A neurosurgeon as well as two nurses and an anesthetist have been suspended after surgery was performed on the incorrect patient. Photo / 123RF
Hundreds of doctors are protesting the suspension of a colleague who is accused of performing brain surgery on the wrong patient at a hospital in Kenya.
A neurosurgeon and medical team at Kenyatta National Hospital in Nairobi - a main referral hospital for the Ministry of Health - reportedly opened the wrong patient's skull last month to remove a blood clot after two patients' identification tags were mixed up, according to the Daily Nation.
As a result, hospital officials suspended the neurosurgeon as well as two nurses and an anesthetist - a decision that has ignited an uproar from fellow doctors who say their colleagues should not be punished for the hospital's failures. On Monday, hundreds of doctors refused to work until the hospital addresses underlying procedural problems, such as issues with the hospital's booking system, as well as issues with staff shortages and inadequate equipment and operating space, according to the Standard.
It's unclear how long the suspensions will last.
"These are quality system issues that should not be leveled at staff," Ouma Oluga, CEO of the Kenya Medical Practitioners, Pharmacists and Dentists' Union, said in a TV interview, according to the Standard.
"You find one doctor could be doing 10 to 19 operations [per day]," he recently told reporters.
Understaffing is a problem across Africa, including Kenya, as many medical professional leave their home countries to pursue career opportunities abroad, according to the World Health Organization.
WHO said that career changes, early retirement and morbidity are also contributing factors.

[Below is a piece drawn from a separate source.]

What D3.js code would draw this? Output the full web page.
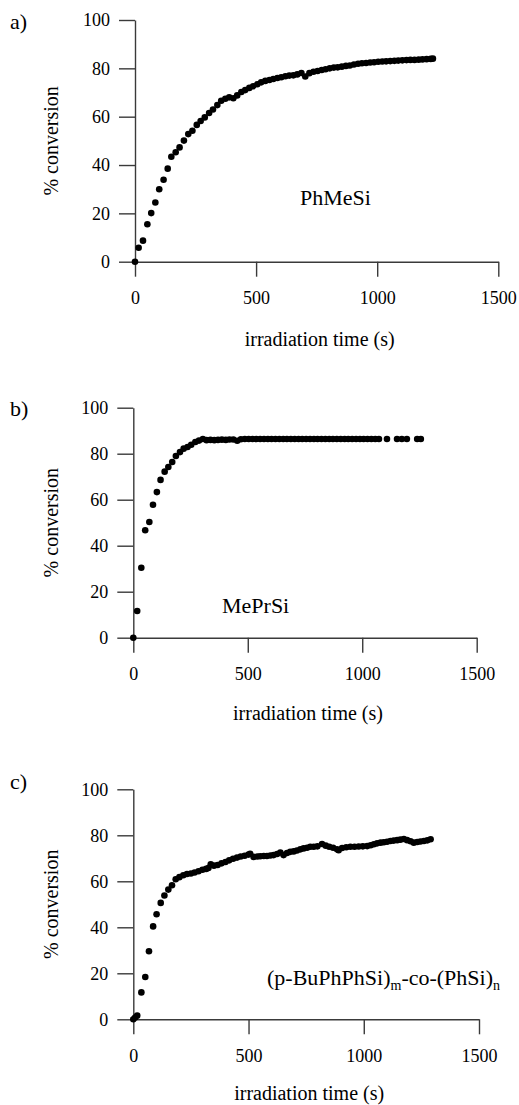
<!DOCTYPE html>
<html>
<head>
<meta charset="utf-8">
<script src="https://cdn.jsdelivr.net/npm/d3@7"></script>
<style>
  body { margin: 0; background: #fff; }
  svg { display: block; }
  svg text { font-family: "Liberation Serif", "Times New Roman", serif; }
</style>
</head>
<body>
<div id="chart"></div>
<script>
// panel a) PhMeSi
const timeA = [0, 15, 33, 51, 67, 84, 100, 118, 135, 150, 168, 184, 202, 220, 237, 255, 271, 288, 306, 322,
  340, 356, 373, 389, 406, 422, 439, 455, 472, 488, 505, 521, 538, 555, 571, 588, 604, 621, 637, 654,
  670, 687, 703, 720, 737, 754, 771, 787, 804, 821, 837, 854, 871, 887, 904, 921, 937, 954, 971, 987,
  1004, 1021, 1037, 1054, 1071, 1087, 1104, 1121, 1137, 1154, 1171, 1187, 1204, 1221, 1230];
const convA = [0, 5.8, 8.7, 15.5, 20.1, 24.5, 30.0, 33.9, 38.5, 43.4, 45.3, 47.3, 50.1, 52.8, 54.2, 56.6, 58.2, 59.7, 61.5, 63.0,
  64.8, 66.6, 67.4, 68.0, 67.6, 68.8, 70.2, 71.0, 71.9, 72.6, 73.4, 74.2, 74.8, 75.2, 75.6, 76.0, 76.3, 76.7, 77.0, 77.1,
  77.5, 78.1, 76.6, 78.0, 78.6, 78.9, 79.3, 79.6, 80.0, 80.3, 80.4, 80.7, 81.0, 81.2, 81.6, 81.9, 82.1, 82.2, 82.4, 82.5,
  82.7, 82.8, 82.9, 83.0, 83.1, 83.2, 83.3, 83.4, 83.5, 83.5, 83.6, 83.7, 83.8, 83.9, 84.0];

// panel b) MePrSi
const timeB = [0, 17, 35, 52, 70, 86, 103, 119, 137, 153, 170, 186, 204, 220, 237, 253, 271, 287, 304, 320,
  337, 354, 370, 387, 404, 420, 437, 454, 470, 487, 504, 521, 537, 554, 571, 588, 604, 621, 638, 655,
  671, 688, 705, 722, 738, 755, 772, 789, 805, 822, 839, 856, 872, 889, 906, 923, 939, 956, 973, 990,
  1006, 1023, 1040, 1057, 1073, 1108, 1152, 1173, 1195, 1240, 1256];
const convB = [0, 11.6, 30.4, 46.7, 50.3, 57.8, 63.3, 68.6, 72.2, 74.2, 76.4, 79.0, 80.7, 82.2, 82.9, 83.9, 85.1, 85.7, 86.4, 85.9,
  86.0, 85.9, 86.0, 86.1, 86.0, 86.2, 86.2, 85.6, 86.3, 86.4, 86.4, 86.4, 86.4, 86.4, 86.4, 86.4, 86.4, 86.4, 86.4, 86.4,
  86.4, 86.4, 86.4, 86.4, 86.4, 86.4, 86.4, 86.4, 86.4, 86.4, 86.4, 86.4, 86.4, 86.4, 86.4, 86.4, 86.4, 86.4, 86.4, 86.4,
  86.4, 86.4, 86.4, 86.4, 86.4, 86.4, 86.4, 86.4, 86.4, 86.4, 86.4];

// panel c) (p-BuPhPhSi)m-co-(PhSi)n
const timeC = [0, 8, 17, 35, 52, 68, 86, 101, 119, 135, 152, 168, 184, 200, 217, 233, 250, 266, 283, 300,
  316, 326, 336, 350, 366, 383, 400, 416, 433, 450, 466, 483, 500, 507, 522, 538, 551, 566, 580, 595,
  609, 624, 638, 652, 667, 681, 696, 710, 725, 739, 754, 768, 783, 799, 819, 835, 850, 867, 884, 891,
  906, 924, 942, 960, 978, 996, 1015, 1030, 1044, 1058, 1073, 1087, 1101, 1116, 1130, 1145, 1159, 1174, 1188, 1203,
  1217, 1232, 1246, 1261, 1276, 1290];
const convC = [0, 0.8, 1.6, 11.7, 18.4, 29.6, 40.4, 45.7, 50.6, 53.8, 56.4, 58.3, 60.9, 61.8, 62.6, 63.2, 63.4, 63.8, 64.4, 65.0,
  65.4, 65.8, 67.4, 66.8, 67.1, 67.8, 68.4, 69.1, 69.8, 70.3, 70.8, 71.1, 71.6, 72.0, 70.6, 70.8, 70.9, 71.0, 71.0, 71.2,
  71.4, 71.9, 72.5, 71.4, 72.3, 72.8, 73.0, 73.4, 73.9, 74.3, 74.6, 75.0, 75.0, 75.2, 76.2, 75.5, 75.0, 74.6, 73.9, 73.5,
  74.5, 74.8, 75.0, 75.0, 75.1, 75.2, 75.3, 75.7, 76.1, 76.5, 76.8, 77.0, 77.2, 77.5, 77.7, 77.9, 78.1, 78.4, 77.9, 77.4,
  76.8, 77.1, 77.3, 77.5, 77.8, 78.3];

const xTicks = [0, 500, 1000, 1500];
const yTicks = [0, 20, 40, 60, 80, 100];

const width = 519;
const height = 1105;
const font = "'Liberation Serif', 'Times New Roman', serif";
const axisColor = "#3a3a3a";

const panels = [
  {tag: "a)", tagY: 29, left: 135, right: 498.3, top: 20, bottom: 261.7, titleY: 346,
   time: timeA, conv: convA, label: "PhMeSi", labelX: 300, labelY: 205},
  {tag: "b)", tagY: 416, left: 133.3, right: 476.7, top: 407.7, bottom: 637.7, titleY: 720,
   time: timeB, conv: convB, label: "MePrSi", labelX: 222, labelY: 613},
  {tag: "c)", tagY: 789, left: 133.3, right: 479, top: 789.3, bottom: 1019.3, titleY: 1100,
   time: timeC, conv: convC, label: null, labelX: 267, labelY: 985}
];

const svg = d3.select("#chart").append("svg")
  .attr("width", width)
  .attr("height", height)
  .attr("viewBox", [0, 0, width, height]);

panels.forEach(p => {
  const x = d3.scaleLinear().domain([0, 1500]).range([p.left, p.right]);
  const y = d3.scaleLinear().domain([0, 100]).range([p.bottom, p.top]);
  const g = svg.append("g");

  // y axis
  g.append("g")
    .attr("transform", `translate(${p.left},0)`)
    .call(d3.axisLeft(y).tickValues(yTicks).tickFormat(d3.format("d"))
      .tickSize(16).tickPadding(9).tickSizeOuter(0))
    .call(a => a.attr("font-family", null))
    .call(a => a.selectAll("path, line").attr("stroke", axisColor).attr("stroke-width", 1.4))
    .call(a => a.selectAll("text").attr("fill", "#000").attr("font-size", 18).style("font-family", font));

  // x axis
  g.append("g")
    .attr("transform", `translate(0,${p.bottom})`)
    .call(d3.axisBottom(x).tickValues(xTicks).tickFormat(d3.format("d"))
      .tickSize(15).tickPadding(15).tickSizeOuter(0))
    .call(a => a.attr("font-family", null))
    .call(a => a.selectAll("path, line").attr("stroke", axisColor).attr("stroke-width", 1.4))
    .call(a => a.selectAll("text").attr("fill", "#000").attr("font-size", 18).style("font-family", font));

  // axis titles
  g.append("text")
    .attr("transform", `translate(58,${(p.top + p.bottom) / 2}) rotate(-90)`)
    .attr("text-anchor", "middle")
    .attr("font-size", 20)
    .text("% conversion");

  g.append("text")
    .attr("x", (p.left + p.right) / 2 + 3)
    .attr("y", p.titleY)
    .attr("text-anchor", "middle")
    .attr("font-size", 20)
    .text("irradiation time (s)");

  // panel tag
  g.append("text")
    .attr("x", 10)
    .attr("y", p.tagY)
    .attr("font-size", 22)
    .text(p.tag);

  // series label
  const lab = g.append("text")
    .attr("x", p.labelX)
    .attr("y", p.labelY)
    .attr("font-size", 22);
  if (p.label) {
    lab.text(p.label);
  } else {
    lab.append("tspan").text("(p-BuPhPhSi)");
    lab.append("tspan").attr("font-size", 14).attr("dy", 5).text("m");
    lab.append("tspan").attr("dy", -5).text("-co-(PhSi)");
    lab.append("tspan").attr("font-size", 14).attr("dy", 5).text("n");
  }

  // points
  g.append("g")
    .selectAll("circle")
    .data(d3.zip(p.time, p.conv))
    .join("circle")
    .attr("cx", d => x(d[0]))
    .attr("cy", d => y(d[1]))
    .attr("r", 3.3)
    .attr("fill", "#000");
});
</script>
</body>
</html>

Hospital officials said in a statement Sunday that the two patients were admitted to the hospital's general surgery ward February 18 and 19 with head injuries.
The Daily Nation previously reported that one of the patients needed surgery to remove a blood clot from the brain, and the other needed to be treated for brain swelling.
The newspaper reported that the patients have the same last name.
After the identifications tags were mixed up, the wrong patient was taken into the operating room - and the surgical staff worked on the patient for hours before realising the mistake, according to the newspaper.
Hours into the operation, the medical team could not find the expected blood clot and they consulted a senior neurosurgeon, who advised them to stop.
The Daily Nation reported last week that "in a miracle of some sort," the patient, who was not publicly identified, is in good condition, and the one who had the blood clot might not need surgery "because he had improved significantly."
Hospital officials denied reports that one of the patients involved in the case had since died.
"We wish to state that both patients are still receiving treatment in the ward and have made remarkable improvement," according to the hospital's statement.
The incident comes weeks after the country's health minister called for an investigation into claims on social media that new mothers had been sexually assaulted by male staff members in the newborn unit at the hospital, according to BBC News.
Hospital officials denied the allegations, saying in a statement in January that the "damning and untrue social media report is authored in bad faith and members of public of goodwill need to ignore."
Following February's incident, some 700 registrars met with the union, claiming that the neurosurgeon has been "unwarrantedly victimised" and that the consultant who supervised the surgery should instead be suspended.
The registrars said in a statement that "while our friend may have exhibited some procedural shortcomings, the surgery was done on the wrong patient mainly because of wrong patient labeling by the ward staff."
Kenyatta National Hospital's board chairman, Mark Bor, said in a statement that the board has opened an internal investigation, and the CEO and the director of clinical services have been put on compulsory leave during that process.
Hospital officials said that the medical centre "deeply regrets this event and has done all it can to ensure the safety and well-being of the patient in question."